TASK STATEMENT: From the first line of the data below through the line bearing "of ci, inner", reproduce each line exactly; do not include pictures.

DATASET SECTION:
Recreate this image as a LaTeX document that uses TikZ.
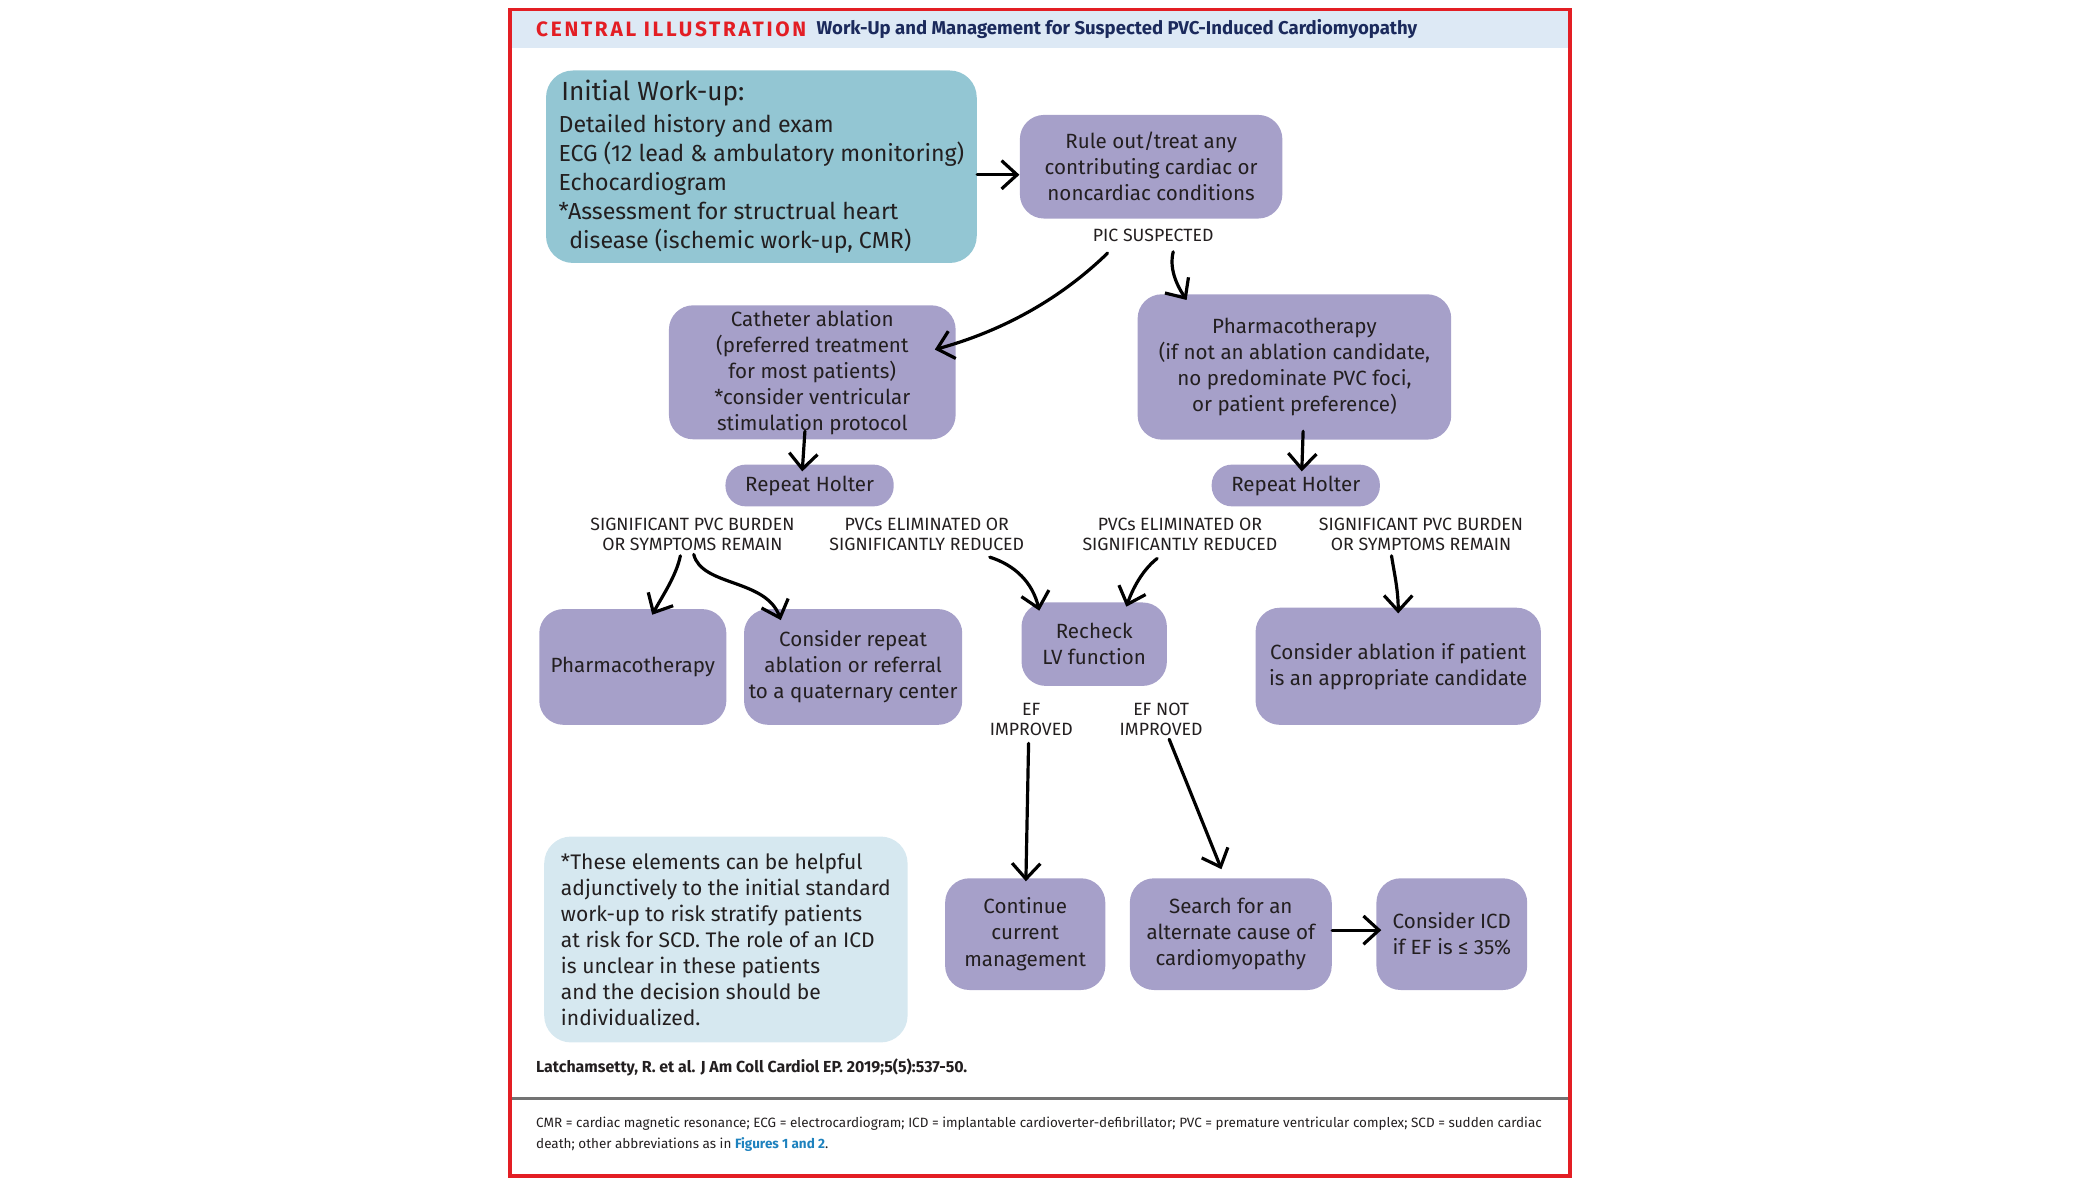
\documentclass[tikz,border=0pt]{standalone}
\usepackage{fontspec}
\setmainfont{Fira Sans}
\usepackage{tikz}
\usetikzlibrary{positioning, arrows.meta, calc}
\definecolor{boxpurple}{RGB}{166,160,201}
\definecolor{workteal}{RGB}{147,198,211}
\definecolor{notebg}{RGB}{214,232,240}
\definecolor{hdrblue}{RGB}{221,233,245}
\definecolor{ciRed}{RGB}{227,30,36}
\definecolor{navy}{RGB}{27,42,92}
\definecolor{figblue}{RGB}{30,130,190}
\definecolor{ink}{RGB}{35,31,32}
\tikzset{
  >={Straight Barb[length=2.3mm, width=4.2mm]},
  box/.style={fill=boxpurple, rounded corners=3.6mm, inner sep=2pt, align=center, text=ink, font=\fontsize{8.7}{11}\selectfont},
  pill/.style={box, rounded corners=3mm, minimum width=25mm, minimum height=6.2mm},
  lbl/.style={align=center, inner sep=1pt, text=ink, font=\fontsize{7.5}{8.6}\selectfont},
  flow/.style={->, line width=1.35pt, line cap=round},
}

\begin{document}
\begin{tikzpicture}[x=0.199mm, y=-0.199mm]
      \useasboundingbox (0,0) rectangle (1568,881.4);
      \fill[hdrblue] (381,7) rectangle (1172,36);
      \node[anchor=west, inner sep=0, text=ciRed, font=\fontsize{8.8}{10}\selectfont\bfseries] (ci) at (400,22) {\addfontfeature{LetterSpace=13}CENTRAL ILLUSTRATION};
      \node[right=1.4mm of ci, inner sep=0, text=navy, font=\fontsize{7.85}{10}\selectfont\bfseries] (title) {Work-Up and Management for Suspected PVC-Induced Cardiomyopathy};

      \node[box, fill=workteal, rounded corners=4mm, align=left, minimum width=64mm, minimum height=28.6mm, font=\fontsize{9.8}{12.3}\selectfont] (init) at (568.5,124.5) {{\fontsize{11.1}{13}\selectfont \hspace*{0.4mm}Initial Work-up:}\\[0.4mm] Detailed history and exam\\ ECG (12 lead \& ambulatory monitoring)\\ Echocardiogram\\ *Assessment for structrual heart\\ \hspace*{1.6mm}disease (ischemic work-up, CMR)};
      \node[box, minimum width=39mm, minimum height=15.4mm] (rule) at (859.5,124.5) {Rule out/treat any\\ contributing cardiac or\\ noncardiac conditions};
      \node[lbl] (pic) at (861,176) {PIC SUSPECTED};
      \node[box, minimum width=42.6mm, minimum height=19.6mm] (cath) at (606.5,278) {Catheter ablation\\ (preferred treatment\\ for most patients)\\ *consider ventricular\\ stimulation protocol};
      \node[box, minimum width=46.6mm, minimum height=21.6mm] (pharm) at (966.5,274) {Pharmacotherapy\\ (if not an ablation candidate,\\ no predominate PVC foci,\\ or patient preference)};
      \node[pill] (hol1) at (604.5,362.5) {Repeat Holter};
      \node[pill] (hol2) at (967.5,362.5) {Repeat Holter};

      \node[lbl] (s1) at (517,399) {SIGNIFICANT PVC BURDEN\\ OR SYMPTOMS REMAIN};
      \node[lbl] (e1) at (692,399) {PVCs ELIMINATED OR\\ SIGNIFICANTLY REDUCED};
      \node[lbl] (e2) at (881,399) {PVCs ELIMINATED OR\\ SIGNIFICANTLY REDUCED};
      \node[lbl] (s2) at (1061,399) {SIGNIFICANT PVC BURDEN\\ OR SYMPTOMS REMAIN};

      \node[box, minimum width=27.8mm, minimum height=17.2mm] (ph2) at (472.5,498) {Pharmacotherapy};
      \node[box, minimum width=32mm, minimum height=17.2mm] (rep) at (637,498) {Consider repeat\\ ablation or referral\\ to a quaternary center};
      \node[box, minimum width=21.6mm, minimum height=12.4mm] (lv) at (817,481) {Recheck\\ LV function};
      \node[box, minimum width=42.4mm, minimum height=17.4mm] (abl) at (1044,497.5) {Consider ablation if patient\\ is an appropriate candidate};

      \node[lbl] (efi) at (770,537) {EF\\ IMPROVED};
      \node[lbl] (efn) at (867,537) {EF NOT\\ IMPROVED};

      \node[box, minimum width=23.8mm, minimum height=16.6mm] (cont) at (765.5,697.5) {Continue\\ current\\ management};
      \node[box, minimum width=30mm, minimum height=16.6mm] (srch) at (919,697.5) {Search for an\\ alternate cause of\\ cardiomyopathy};
      \node[box, minimum width=22.4mm, minimum height=16.6mm] (icd) at (1084,697.5) {Consider ICD\\ if EF is ≤ 35\%};

      \node[box, fill=notebg, rounded corners=4mm, align=left, minimum width=54mm, minimum height=30.6mm, font=\fontsize{8.9}{11}\selectfont] (note) at (542,701.5) {*These elements can be helpful\\ adjunctively to the initial standard\\ work-up to risk stratify patients\\ at risk for SCD. The role of an ICD\\ is unclear in these patients\\ and the decision should be\\ individualized.};

      \draw[flow] ($(init.east)+(0,6)$) -- ($(rule.west)+(0,6)$);
      \draw[flow] ($(pic)+(-34,13)$) .. controls (792,223) and (749,247) .. ($(cath)+(91.5,-17)$);
      \draw[flow] ($(pic)+(15,12)$) .. controls (873,200) and (878,212) .. ($(pharm)+(-80.5,-50)$);
      \draw[flow] ($(cath)+(-5.5,44)$) -- ($(hol1)+(-5.5,-10.5)$);
      \draw[flow] ($(pharm)+(6.5,48)$) -- ($(hol2)+(4.5,-10.5)$);
      \draw[flow] ($(s1)+(-9,16)$) .. controls (505,430) and (494,446) .. ($(ph2)+(14.5,-39)$);
      \draw[flow] ($(s1)+(1,15)$) .. controls (524,438) and (572,432) .. ($(rep)+(-54,-35)$);
      \draw[flow] ($(e1)+(47,17)$) .. controls (758,422) and (771,435) .. ($(lv)+(-41,-25)$);
      \draw[flow] ($(e2)+(-17,18)$) .. controls (855,424) and (847,436) .. ($(lv)+(24,-28)$);
      \draw[flow] ($(s2)+(-22,16)$) .. controls (1041,428) and (1044,440) .. ($(abl)+(0,-39.5)$);
      \draw[flow] ($(efi)+(-2,18)$) -- ($(cont)+(0.5,-39.5)$);
      \draw[flow] ($(efn)+(6,15)$) -- ($(srch)+(-7,-48.5)$);
      \draw[flow] ($(srch.east)+(0,-3)$) -- ($(icd.west)+(4,-3)$);

      \node[anchor=west, inner sep=0, text=ink, font=\fontsize{6.75}{8}\selectfont\bfseries] (cite) at (400,797) {Latchamsetty, R. et al. J Am Coll Cardiol EP. 2019;5(5):537-50.};
      \draw[line width=0.45mm, black!55] (381,820) -- (1172,820);
      \node[anchor=west, align=left, inner sep=0, text=ink, font=\fontsize{5.7}{9}\selectfont] (abbr) at (400,847) {CMR = cardiac magnetic resonance; ECG = electrocardiogram; ICD = implantable cardioverter-defibrillator; PVC = premature ventricular complex; SCD = sudden cardiac\\ death; other abbreviations as in {\color{figblue}\bfseries Figures 1 and 2}.};
      \draw[ciRed, line width=0.55mm] (381,7) rectangle (1172,878);
    \end{tikzpicture}
\end{document}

EXERCISE SOLUTION:
Recreate this image as a LaTeX document that uses TikZ.
\documentclass[tikz,border=0pt]{standalone}
\usepackage{fontspec}
\setmainfont{Fira Sans}
\usepackage{tikz}
\usetikzlibrary{positioning, arrows.meta, calc}
\definecolor{boxpurple}{RGB}{166,160,201}
\definecolor{workteal}{RGB}{147,198,211}
\definecolor{notebg}{RGB}{214,232,240}
\definecolor{hdrblue}{RGB}{221,233,245}
\definecolor{ciRed}{RGB}{227,30,36}
\definecolor{navy}{RGB}{27,42,92}
\definecolor{figblue}{RGB}{30,130,190}
\definecolor{ink}{RGB}{35,31,32}
\tikzset{
  >={Straight Barb[length=2.3mm, width=4.2mm]},
  box/.style={fill=boxpurple, rounded corners=3.6mm, inner sep=2pt, align=center, text=ink, font=\fontsize{8.7}{11}\selectfont},
  pill/.style={box, rounded corners=3mm, minimum width=25mm, minimum height=6.2mm},
  lbl/.style={align=center, inner sep=1pt, text=ink, font=\fontsize{7.5}{8.6}\selectfont},
  flow/.style={->, line width=1.35pt, line cap=round},
}

\begin{document}
\begin{tikzpicture}[x=0.199mm, y=-0.199mm]
      \useasboundingbox (0,0) rectangle (1568,881.4);
      \fill[hdrblue] (381,7) rectangle (1172,36);
      \node[anchor=west, inner sep=0, text=ciRed, font=\fontsize{8.8}{10}\selectfont\bfseries] (ci) at (400,22) {\addfontfeature{LetterSpace=13}CENTRAL ILLUSTRATION};
      \node[right=1.4mm of ci, inner sep=0, text=navy, font=\fontsize{7.85}{10}\selectfont\bfseries] (title) {Work-Up and Management for Suspected PVC-Induced Cardiomyopathy};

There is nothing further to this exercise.